Any day that I get to say Poop Poopovich in English class is a good day.
So, we all know the Bechdel test, right? Two women have to be in a movie. They have to have a conversation. That conversation cannot be about a man. This “test” was originally mentioned in a comic by Allison (Alison?) Bechdel in the late 80s, and it spoke to the lack of female characters doing anything besides talking about dudes in movies of the time.
All these years later, I still see people cite the Bechdel test when talking media, and it has always irked me because of the fact that while the intentions are good (making women fuller and more useful characters), it does so my limiting what women are allowed to do (they can’t talk about men, and they can’t be independent characters who just happen not to interact).
A few weeks ago, Kelly Sue Deconnick spoke of her “sexy lamp test,” which is that if you can replace a female character with a sexy lamp, you’re a fucking hack. I was thinking about the difference in these “tests,” one saying “women can’t do x,” and another saying “women can do anything as long as they can’t be replaced by an inanimate object,” and it got me thinking.
And I thought about how Avengers fails the Bechdel test (three women, but they never talk to one another), but it soars above the sexy lamp test (If you take out Natasha, who brings in the Hulk or jams the scepter into the cube; if you take out Pepper, who keeps Stark Industries running or demands Tony take things seriously; if you take out Maria, the helicarrier would have dropped into the damn ocean).
So, it’s no that I can’t understand the use of the Bechdel test, but I would really like to see movement over to the sexy lamp test.
I am intrigued! I think the Bechdel Test is still super useful as a shorthand, and a lot of people recognize that a Bechdel pass is not the same as a successfully feminist movie, and a Bechdel fail doesn’t mean the movie isn’t feminist — see again, Avengers fails the Bechdel test but is most ways more feminist than Twilight, which passes the Bechdel test.
The sexy lamp test seems difficult to deal with, though, primarily because — like, technically, you could not replace Severine in Skyfall with a sexy lamp, because she needs to be animate enough to tell Bond about Silva. But … she’s basically a sexy lamp. So how do you deal with that in this test?

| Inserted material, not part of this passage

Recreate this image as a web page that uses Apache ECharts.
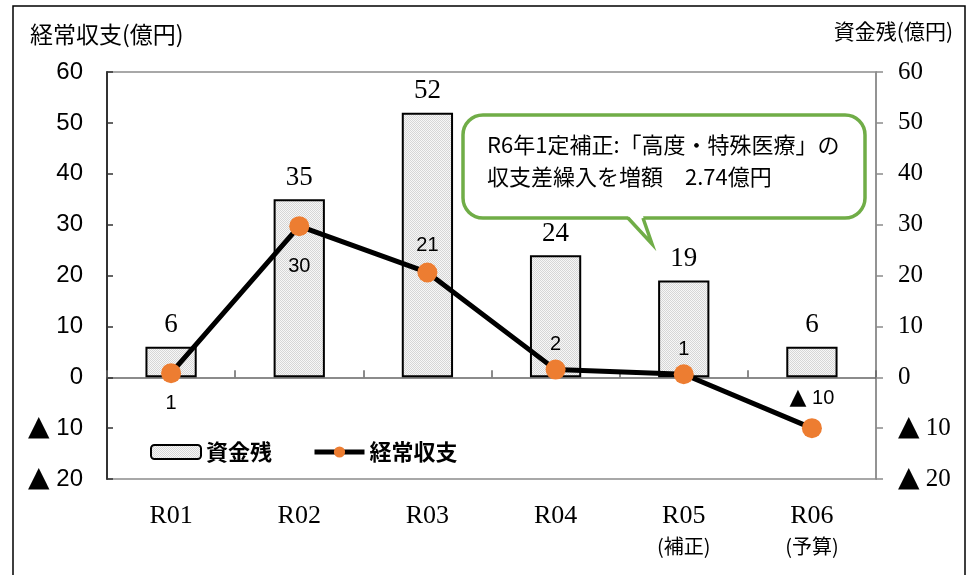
<!DOCTYPE html>
<html><head><meta charset="utf-8">
<script src="https://cdn.jsdelivr.net/npm/echarts@6/dist/echarts.min.js"></script>
<style>html,body{margin:0;padding:0;background:#fff}#c{width:975px;height:575px}</style>
</head><body><div id="c"></div>
<script>
const categories = ['R01','R02','R03','R04','R05','R06'];
const categoryNotes = ['','','','','(補正)','(予算)'];
const fundBalance = [6,35,52,24,19,6];
const operatingBalance = [0.8,29.7,20.6,1.5,0.6,-10];
const axisMin = -20, axisMax = 60, axisStep = 10;
const lineLabelPos = ['bottom','bottom','top','top','top','top'];
const lineLabelDist = [10,20,7,5,5,9];

function fmtNegRich(v){ v = Math.round(v); return v < 0 ? '{t|▲} ' + (-v) : String(v); }

const pc = document.createElement('canvas');
pc.width = 4; pc.height = 4;
const pctx = pc.getContext('2d');
for (let x = 0; x < 4; x++) for (let y = 0; y < 4; y++) {
  pctx.fillStyle = ((x + y) % 2 === 0) ? '#d6d6d6' : '#f7f7f7';
  pctx.fillRect(x, y, 1, 1);
}
const barPattern = {image: pc, repeat: 'repeat'};

const SANS = '"Liberation Sans", Arial, "Noto Sans CJK JP", sans-serif';
const SERIF = '"Liberation Serif", "DejaVu Serif", "Noto Sans CJK JP", serif';
const CJK = '"Noto Sans CJK JP", sans-serif';
const TRI = '"DejaVu Sans", sans-serif';

const chart = echarts.init(document.getElementById('c'));
chart.setOption({
  animation: false,
  backgroundColor: '#fff',
  grid: {left: 107, top: 72, right: 99, bottom: 96, show: true, borderColor: '#8c8c8c', borderWidth: 1.5},
  legend: {
    left: 145, top: 436, itemWidth: 50, itemHeight: 14, itemGap: 40,
    textStyle: {fontFamily: CJK, fontSize: 22, fontWeight: 'bold', color: '#000'},
    data: ['資金残', {name: '経常収支', lineStyle: {width: 5, color: '#000'}, itemStyle: {color: '#ED7D31'}}]
  },
  xAxis: [
    {type: 'category', data: categories, position: 'bottom',
     axisLine: {onZero: true, lineStyle: {color: '#666', width: 1.5}},
     axisTick: {show: true, inside: true, length: 7, lineStyle: {color: '#666', width: 1.5}},
     axisLabel: {show: false}},
    {type: 'category', data: categories, position: 'bottom',
     axisLine: {show: false, onZero: false}, axisTick: {show: false},
     axisLabel: {margin: 22, color: '#000',
       formatter: (v, i) => categoryNotes[i] ? '{a|' + v + '}\n{b|' + categoryNotes[i] + '}' : '{a|' + v + '}',
       rich: {a: {fontFamily: SERIF, fontSize: 26, lineHeight: 30, color: '#000'},
              b: {fontFamily: CJK, fontSize: 20, lineHeight: 30, color: '#000'}}}}
  ],
  yAxis: [
    {type: 'value', min: axisMin, max: axisMax, interval: axisStep, position: 'left',
     splitLine: {show: false},
     axisLine: {show: true, lineStyle: {color: '#333', width: 2}},
     axisTick: {show: true, inside: true, length: 6, lineStyle: {color: '#333', width: 1.5}},
     axisLabel: {margin: 24, fontFamily: SANS, fontSize: 24, color: '#000', formatter: fmtNegRich,
       rich: {t: {fontFamily: TRI, fontSize: 28, color: '#000'}}}},
    {type: 'value', min: axisMin, max: axisMax, interval: axisStep, position: 'right',
     splitLine: {show: false},
     axisLine: {show: true, lineStyle: {color: '#8c8c8c', width: 1.5}},
     axisTick: {show: true, inside: false, length: 7, lineStyle: {color: '#8c8c8c', width: 1.5}},
     axisLabel: {margin: 22, fontFamily: SERIF, fontSize: 25, color: '#000', formatter: fmtNegRich,
       rich: {t: {fontFamily: TRI, fontSize: 28, color: '#000'}}}}
  ],
  series: [
    {name: '資金残', type: 'bar', xAxisIndex: 0, yAxisIndex: 0, data: fundBalance, barWidth: '40%',
     itemStyle: {color: barPattern, borderColor: '#000', borderWidth: 2},
     label: {show: true, position: 'top', distance: 8, fontFamily: SERIF, fontSize: 27, color: '#000'},
     z: 2},
    {name: '経常収支', type: 'line', xAxisIndex: 0, yAxisIndex: 0,
     data: operatingBalance.map((v, i) => ({value: v,
       label: {position: lineLabelPos[i], distance: lineLabelDist[i]}})),
     lineStyle: {color: '#000', width: 5}, itemStyle: {color: '#ED7D31'},
     symbol: 'circle', symbolSize: 20,
     label: {show: true, fontFamily: SANS, fontSize: 20, color: '#000', formatter: p => fmtNegRich(p.value),
       rich: {t: {fontFamily: TRI, fontSize: 22, color: '#000'}}},
     z: 5}
  ],
  graphic: [
    {type: 'rect', shape: {x: 13, y: 6, width: 952, height: 600}, style: {fill: 'none', stroke: '#000', lineWidth: 1.5}, silent: true, z: 0},
    {type: 'text', left: 30, top: 23, style: {text: '経常収支(億円)', font: '23px "Noto Sans CJK JP", sans-serif', fill: '#000'}},
    {type: 'text', right: 22, top: 21, style: {text: '資金残(億円)', font: '21px "Noto Sans CJK JP", sans-serif', fill: '#000'}},
    {type: 'rect', shape: {x: 463, y: 115, width: 402, height: 103, r: 20}, style: {fill: '#fff', stroke: '#70AD47', lineWidth: 3.5}, z: 10},
    {type: 'polygon', shape: {points: [[628, 216], [652, 244], [643, 216]]}, style: {fill: '#fff'}, z: 11},
    {type: 'polyline', shape: {points: [[628, 218], [652, 244], [643, 218]]}, style: {stroke: '#70AD47', lineWidth: 3.5, fill: 'none'}, z: 12},
    {type: 'text', left: 487, top: 134, z: 13, style: {text: 'R6年1定補正:「高度・特殊医療」の', font: '22px "Noto Sans CJK JP", sans-serif', fill: '#000'}},
    {type: 'text', left: 487, top: 166, z: 13, style: {text: '収支差繰入を増額　2.74億円', font: '22px "Noto Sans CJK JP", sans-serif', fill: '#000'}}
  ]
});
</script></body></html>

I like using them both in conjunction, though! Neither of them tell the whole story of a female character, but together they tell a lot.
Not that I’ve seen Skyfall, but the modification that springs to mind is “sexy lamp with a Post-It stuck on”
Like, if she is a sexy lamp and also a vehicle for the transmission of information that is slightly better but not all that much better
"Sexy Lamp with a Post-it Stuck On" is now officially my favourite way to use/explain this test. *amused* I was sort of imagining the lamp transferring information by "shedding light" sort of thing? But a post-it is easier to explain to people. (Also yes to the OP re: Bechdel vs Lamp, I couldn’t articulate what it was that bothered me about the Bechdel, but this is it. Natasha is a perfect example.)
I agree with the purpose of the women in the Avengers, but seriously. Women are HALF OF THE POPULATION OF THE EARTH. During the course of any given movie, you will have a hundred conversations between men, and yes, conversations between men and women.
But how is it possible that movie makers have created some sort of alternate universe where, just by sheer coincidence, two women don’t accidentally speak to each other? How does that happen? It is nine thirty am and I have already talked to about twenty women today, because as it turns out, there are are a lot of us and sometimes we interact.
Failing the Bechdel test points out a fundamental flaw in how movies are structured, how popular media is structured where the default is male (and likely white/straight male) and anything else is an actual statistical freak of nature. When in fact, guess what?
The only place where the world continues to be white and straight and male is in the goddamn media.